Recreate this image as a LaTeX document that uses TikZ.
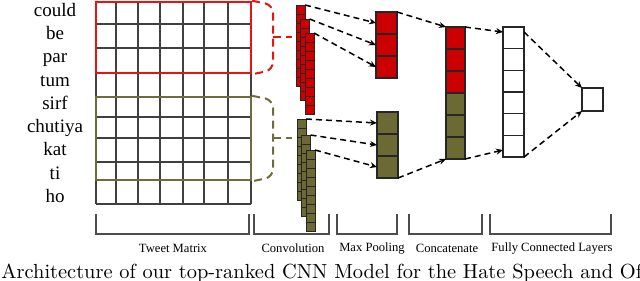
\documentclass[tikz,border=0pt]{standalone}
\usepackage{fontspec}
\newfontfamily\timesfont{Liberation Serif}
\usetikzlibrary{arrows.meta,positioning,fit}
\definecolor{cnnred}{RGB}{204,0,0}
\definecolor{winred}{RGB}{232,20,20}
\definecolor{cnnolive}{RGB}{107,105,52}
\definecolor{winolive}{RGB}{110,108,62}

\begin{document}
\begin{tikzpicture}[x=0.5pt,y=-0.5pt,
word/.style={font=\timesfont\fontsize{9.5}{10}\selectfont, text height=1.5ex, text depth=0.25ex, inner sep=0pt},
lbl/.style={font=\timesfont\fontsize{6.3}{7}\selectfont, inner sep=0pt},
gridline/.style={draw=black!75, line width=0.7pt},
redwin/.style={draw=winred, line width=1.2pt, inner sep=0pt},
olivewin/.style={draw=winolive, line width=1.2pt, inner sep=0pt},
winbrace/.style={dash pattern=on 4pt off 2.5pt, line width=1pt, rounded corners=4pt},
convcell/.style={draw=black!85, line width=0.4pt, anchor=north west, minimum width=4.5pt, minimum height=4.5pt, inner sep=0pt, outer sep=0pt},
poolcell/.style={draw=black!85, line width=0.6pt, anchor=north west, minimum width=10.5pt, minimum height=11pt, inner sep=0pt, outer sep=0pt},
catcell/.style={poolcell, minimum width=9.5pt},
fccell/.style={poolcell, fill=white, minimum height=10.83pt},
outcell/.style={poolcell, fill=white, minimum height=11.5pt},
arrow/.style={-{Stealth[length=3.5pt,width=3pt]}, dash pattern=on 3pt off 2pt, line width=0.75pt},
brk/.style={draw=black!70, line width=0.6pt}
]
\clip (0,0) rectangle (640,280);

% tweet matrix
\foreach \w [count=\i from 0] in {could,be,par,tum,sirf,chutiya,kat,ti,ho}
  \node[word] (w-\w) at (55,{11+23.25*\i}) {\w};
\foreach \y in {2,24,48,73,97,117,138,162,180,204}
  \draw[gridline] (96,\y) -- (251,\y);
\foreach \x in {96,116,138,160,183,204,228,251}
  \draw[gridline] (\x,2) -- (\x,204);
\node[redwin, fit={(96,2) (251,73)}] (redwin) {};
\node[olivewin, fit={(96,97) (251,180)}] (olivewin) {};

% convolution
\foreach \c/\x/\y in {1/296/5,2/300.5/19,3/305/33}
  \foreach \k in {0,...,8}
    \node[convcell, fill=cnnred] (rc\c-\k) at (\x,{\y+9*\k}) {};
\foreach \c/\x/\y in {1/297/119,2/301.5/135,3/306/150}
  \foreach \k in {0,...,8}
    \node[convcell, fill=cnnolive] (oc\c-\k) at (\x,{\y+9*\k}) {};

% windows to filters
\coordinate (rmid) at (273,37);
\coordinate (rtick) at (292,37);
\coordinate (omid) at (273,138);
\coordinate (otick) at (292,138);
\draw[winbrace, winred] (redwin.north east) -- (273,5) -- (273,70) -- (redwin.south east);
\draw[winbrace, winred] (rmid) -- (rtick);
\draw[winbrace, winolive] (olivewin.north east) -- (273,100) -- (273,177) -- (olivewin.south east);
\draw[winbrace, winolive] (omid) -- (otick);

% max pooling
\foreach \k in {1,2,3}
  \node[poolcell, fill=cnnred] (rp\k) at (376,{12+22*(\k-1)}) {};
\foreach \k in {1,2,3}
  \node[poolcell, fill=cnnolive] (op\k) at (377,{112+22*(\k-1)}) {};

% concatenate
\foreach \k/\col in {1/cnnred,2/cnnred,3/cnnred,4/cnnolive,5/cnnolive,6/cnnolive}
  \node[catcell, fill=\col] (cc\k) at (446,{27+22*(\k-1)}) {};

% fully connected
\foreach \k in {1,...,6}
  \node[fccell] (fc\k) at (503,{27+21.67*(\k-1)}) {};
\node[outcell] (out) at (582,88) {};

% arrows
\foreach \c in {1,2,3}
  \draw[arrow] (rc\c-0.north east) -- (rp\c.west);
\foreach \c in {1,2,3}
  \draw[arrow] (oc\c-0.north east) -- (op\c.west);
\draw[arrow] (rp1.north east) -- (cc1.north west);
\draw[arrow] (op3.south east) -- (cc6.south west);
\draw[arrow] (cc1.north east) -- ([yshift=-2.5pt]fc1.north west);
\draw[arrow] (cc6.south east) -- ([yshift=3.5pt]fc6.south west);
\draw[arrow] ([yshift=-2.5pt]fc1.north east) -- (out.north west);
\draw[arrow] (fc6.south east) -- (out.south west);

% stage brackets
\foreach \a/\b/\m/\txt/\nm in {96/249/173/Tweet Matrix/tweet,254/329/293/Convolution/conv,337/397/372/Max Pooling/pool,409/482/447/Concatenate/cat,490/611/552/Fully Connected Layers/fc}
{
  \draw[brk] (\a,214) |- (\b,234) -- (\b,214);
  \node[lbl] (lbl-\nm) at (\m,248) {\txt};
}

\node[anchor=base west, inner sep=0pt, font=\fontsize{10.2}{12}\selectfont] (caption) at (1,278) {Architecture of our top-ranked CNN Model for the Hate Speech and Of};
\end{tikzpicture}
\end{document}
******************************
[Exercise description] Give the material again exactly as it is, but keep the pictures out.

[Task response]
Recreate this image as a LaTeX document that uses TikZ.
\documentclass[tikz,border=0pt]{standalone}
\usepackage{fontspec}
\newfontfamily\timesfont{Liberation Serif}
\usetikzlibrary{arrows.meta,positioning,fit}
\definecolor{cnnred}{RGB}{204,0,0}
\definecolor{winred}{RGB}{232,20,20}
\definecolor{cnnolive}{RGB}{107,105,52}
\definecolor{winolive}{RGB}{110,108,62}

\begin{document}
\begin{tikzpicture}[x=0.5pt,y=-0.5pt,
word/.style={font=\timesfont\fontsize{9.5}{10}\selectfont, text height=1.5ex, text depth=0.25ex, inner sep=0pt},
lbl/.style={font=\timesfont\fontsize{6.3}{7}\selectfont, inner sep=0pt},
gridline/.style={draw=black!75, line width=0.7pt},
redwin/.style={draw=winred, line width=1.2pt, inner sep=0pt},
olivewin/.style={draw=winolive, line width=1.2pt, inner sep=0pt},
winbrace/.style={dash pattern=on 4pt off 2.5pt, line width=1pt, rounded corners=4pt},
convcell/.style={draw=black!85, line width=0.4pt, anchor=north west, minimum width=4.5pt, minimum height=4.5pt, inner sep=0pt, outer sep=0pt},
poolcell/.style={draw=black!85, line width=0.6pt, anchor=north west, minimum width=10.5pt, minimum height=11pt, inner sep=0pt, outer sep=0pt},
catcell/.style={poolcell, minimum width=9.5pt},
fccell/.style={poolcell, fill=white, minimum height=10.83pt},
outcell/.style={poolcell, fill=white, minimum height=11.5pt},
arrow/.style={-{Stealth[length=3.5pt,width=3pt]}, dash pattern=on 3pt off 2pt, line width=0.75pt},
brk/.style={draw=black!70, line width=0.6pt}
]
\clip (0,0) rectangle (640,280);

% tweet matrix
\foreach \w [count=\i from 0] in {could,be,par,tum,sirf,chutiya,kat,ti,ho}
  \node[word] (w-\w) at (55,{11+23.25*\i}) {\w};
\foreach \y in {2,24,48,73,97,117,138,162,180,204}
  \draw[gridline] (96,\y) -- (251,\y);
\foreach \x in {96,116,138,160,183,204,228,251}
  \draw[gridline] (\x,2) -- (\x,204);
\node[redwin, fit={(96,2) (251,73)}] (redwin) {};
\node[olivewin, fit={(96,97) (251,180)}] (olivewin) {};

% convolution
\foreach \c/\x/\y in {1/296/5,2/300.5/19,3/305/33}
  \foreach \k in {0,...,8}
    \node[convcell, fill=cnnred] (rc\c-\k) at (\x,{\y+9*\k}) {};
\foreach \c/\x/\y in {1/297/119,2/301.5/135,3/306/150}
  \foreach \k in {0,...,8}
    \node[convcell, fill=cnnolive] (oc\c-\k) at (\x,{\y+9*\k}) {};

% windows to filters
\coordinate (rmid) at (273,37);
\coordinate (rtick) at (292,37);
\coordinate (omid) at (273,138);
\coordinate (otick) at (292,138);
\draw[winbrace, winred] (redwin.north east) -- (273,5) -- (273,70) -- (redwin.south east);
\draw[winbrace, winred] (rmid) -- (rtick);
\draw[winbrace, winolive] (olivewin.north east) -- (273,100) -- (273,177) -- (olivewin.south east);
\draw[winbrace, winolive] (omid) -- (otick);

% max pooling
\foreach \k in {1,2,3}
  \node[poolcell, fill=cnnred] (rp\k) at (376,{12+22*(\k-1)}) {};
\foreach \k in {1,2,3}
  \node[poolcell, fill=cnnolive] (op\k) at (377,{112+22*(\k-1)}) {};

% concatenate
\foreach \k/\col in {1/cnnred,2/cnnred,3/cnnred,4/cnnolive,5/cnnolive,6/cnnolive}
  \node[catcell, fill=\col] (cc\k) at (446,{27+22*(\k-1)}) {};

% fully connected
\foreach \k in {1,...,6}
  \node[fccell] (fc\k) at (503,{27+21.67*(\k-1)}) {};
\node[outcell] (out) at (582,88) {};

% arrows
\foreach \c in {1,2,3}
  \draw[arrow] (rc\c-0.north east) -- (rp\c.west);
\foreach \c in {1,2,3}
  \draw[arrow] (oc\c-0.north east) -- (op\c.west);
\draw[arrow] (rp1.north east) -- (cc1.north west);
\draw[arrow] (op3.south east) -- (cc6.south west);
\draw[arrow] (cc1.north east) -- ([yshift=-2.5pt]fc1.north west);
\draw[arrow] (cc6.south east) -- ([yshift=3.5pt]fc6.south west);
\draw[arrow] ([yshift=-2.5pt]fc1.north east) -- (out.north west);
\draw[arrow] (fc6.south east) -- (out.south west);

% stage brackets
\foreach \a/\b/\m/\txt/\nm in {96/249/173/Tweet Matrix/tweet,254/329/293/Convolution/conv,337/397/372/Max Pooling/pool,409/482/447/Concatenate/cat,490/611/552/Fully Connected Layers/fc}
{
  \draw[brk] (\a,214) |- (\b,234) -- (\b,214);
  \node[lbl] (lbl-\nm) at (\m,248) {\txt};
}

\node[anchor=base west, inner sep=0pt, font=\fontsize{10.2}{12}\selectfont] (caption) at (1,278) {Architecture of our top-ranked CNN Model for the Hate Speech and Of};
\end{tikzpicture}
\end{document}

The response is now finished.